• SUPPLIED MATERIAL
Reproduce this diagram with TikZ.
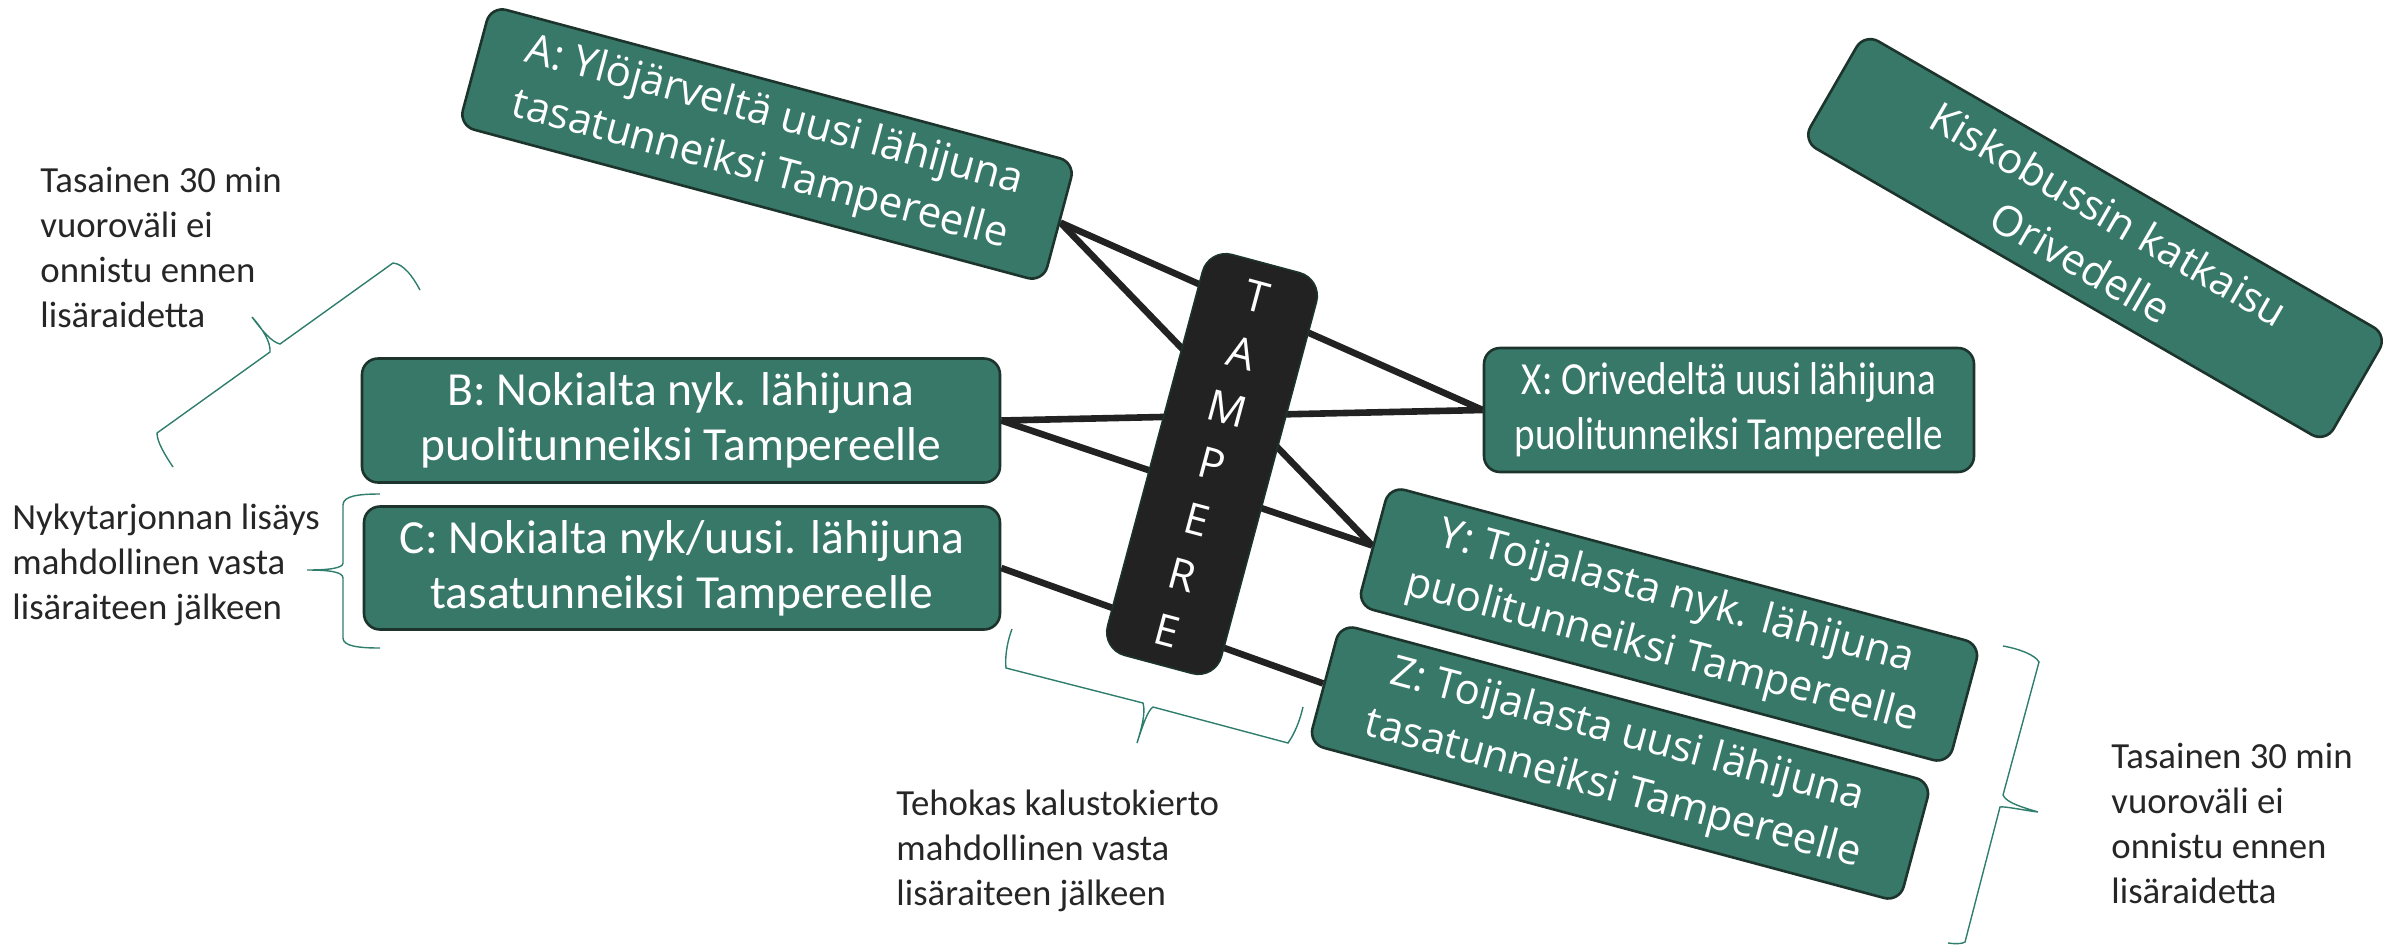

* * *

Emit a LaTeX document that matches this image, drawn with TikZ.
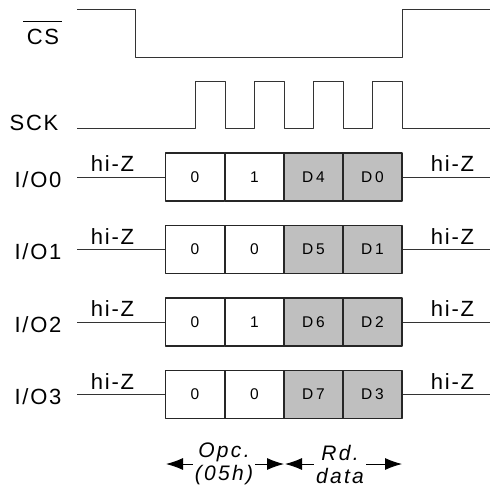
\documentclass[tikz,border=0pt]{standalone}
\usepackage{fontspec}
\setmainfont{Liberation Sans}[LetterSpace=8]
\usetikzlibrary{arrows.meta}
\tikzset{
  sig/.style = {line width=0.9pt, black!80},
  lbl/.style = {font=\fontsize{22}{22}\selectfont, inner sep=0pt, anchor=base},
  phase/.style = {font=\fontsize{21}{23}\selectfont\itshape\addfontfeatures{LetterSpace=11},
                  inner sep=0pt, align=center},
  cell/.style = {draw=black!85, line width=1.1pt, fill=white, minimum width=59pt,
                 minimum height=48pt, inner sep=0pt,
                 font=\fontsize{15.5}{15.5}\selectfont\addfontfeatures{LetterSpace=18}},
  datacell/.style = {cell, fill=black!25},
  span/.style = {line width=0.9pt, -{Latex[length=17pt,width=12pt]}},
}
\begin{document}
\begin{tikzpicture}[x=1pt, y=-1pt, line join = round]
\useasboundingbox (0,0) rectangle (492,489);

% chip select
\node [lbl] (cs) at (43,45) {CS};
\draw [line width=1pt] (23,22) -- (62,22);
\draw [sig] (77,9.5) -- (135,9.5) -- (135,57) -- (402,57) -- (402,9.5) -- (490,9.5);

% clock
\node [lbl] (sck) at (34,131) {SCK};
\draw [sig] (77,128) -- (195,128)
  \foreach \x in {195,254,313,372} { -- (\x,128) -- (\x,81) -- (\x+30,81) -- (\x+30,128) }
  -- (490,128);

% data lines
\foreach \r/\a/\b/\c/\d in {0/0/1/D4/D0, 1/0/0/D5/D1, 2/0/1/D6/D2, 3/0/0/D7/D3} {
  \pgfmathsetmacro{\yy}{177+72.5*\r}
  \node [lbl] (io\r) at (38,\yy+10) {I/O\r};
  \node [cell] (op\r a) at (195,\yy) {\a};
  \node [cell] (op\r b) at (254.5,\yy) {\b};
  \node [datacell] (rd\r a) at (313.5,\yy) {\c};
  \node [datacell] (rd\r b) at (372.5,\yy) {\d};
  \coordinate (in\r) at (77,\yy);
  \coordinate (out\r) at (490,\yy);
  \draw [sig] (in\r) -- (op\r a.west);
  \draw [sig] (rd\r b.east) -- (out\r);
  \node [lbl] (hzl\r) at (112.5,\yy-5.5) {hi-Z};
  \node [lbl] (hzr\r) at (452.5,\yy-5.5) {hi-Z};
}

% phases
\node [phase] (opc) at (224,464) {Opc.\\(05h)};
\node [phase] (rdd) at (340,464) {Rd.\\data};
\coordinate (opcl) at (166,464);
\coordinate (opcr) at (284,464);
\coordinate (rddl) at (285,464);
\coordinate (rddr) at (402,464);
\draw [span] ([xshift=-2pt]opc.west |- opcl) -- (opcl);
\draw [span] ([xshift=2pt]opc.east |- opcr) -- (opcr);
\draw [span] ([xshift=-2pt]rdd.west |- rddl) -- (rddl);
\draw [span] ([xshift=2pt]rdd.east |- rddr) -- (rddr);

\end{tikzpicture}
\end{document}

...

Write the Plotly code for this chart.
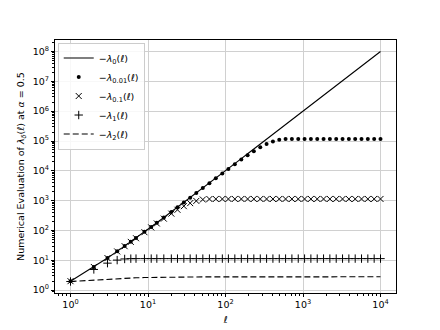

• WRITTEN INSTRUCTION
Nothing but the lines from the one containing "Emit a LaTeX" through the one containing "-- (490,128);" should be echoed, each exactly as it stands; pictures are excluded.

• ANSWER TO THE TASK
Emit a LaTeX document that matches this image, drawn with TikZ.
\documentclass[tikz,border=0pt]{standalone}
\usepackage{fontspec}
\setmainfont{Liberation Sans}[LetterSpace=8]
\usetikzlibrary{arrows.meta}
\tikzset{
  sig/.style = {line width=0.9pt, black!80},
  lbl/.style = {font=\fontsize{22}{22}\selectfont, inner sep=0pt, anchor=base},
  phase/.style = {font=\fontsize{21}{23}\selectfont\itshape\addfontfeatures{LetterSpace=11},
                  inner sep=0pt, align=center},
  cell/.style = {draw=black!85, line width=1.1pt, fill=white, minimum width=59pt,
                 minimum height=48pt, inner sep=0pt,
                 font=\fontsize{15.5}{15.5}\selectfont\addfontfeatures{LetterSpace=18}},
  datacell/.style = {cell, fill=black!25},
  span/.style = {line width=0.9pt, -{Latex[length=17pt,width=12pt]}},
}
\begin{document}
\begin{tikzpicture}[x=1pt, y=-1pt, line join = round]
\useasboundingbox (0,0) rectangle (492,489);

% chip select
\node [lbl] (cs) at (43,45) {CS};
\draw [line width=1pt] (23,22) -- (62,22);
\draw [sig] (77,9.5) -- (135,9.5) -- (135,57) -- (402,57) -- (402,9.5) -- (490,9.5);

% clock
\node [lbl] (sck) at (34,131) {SCK};
\draw [sig] (77,128) -- (195,128)
  \foreach \x in {195,254,313,372} { -- (\x,128) -- (\x,81) -- (\x+30,81) -- (\x+30,128) }
  -- (490,128);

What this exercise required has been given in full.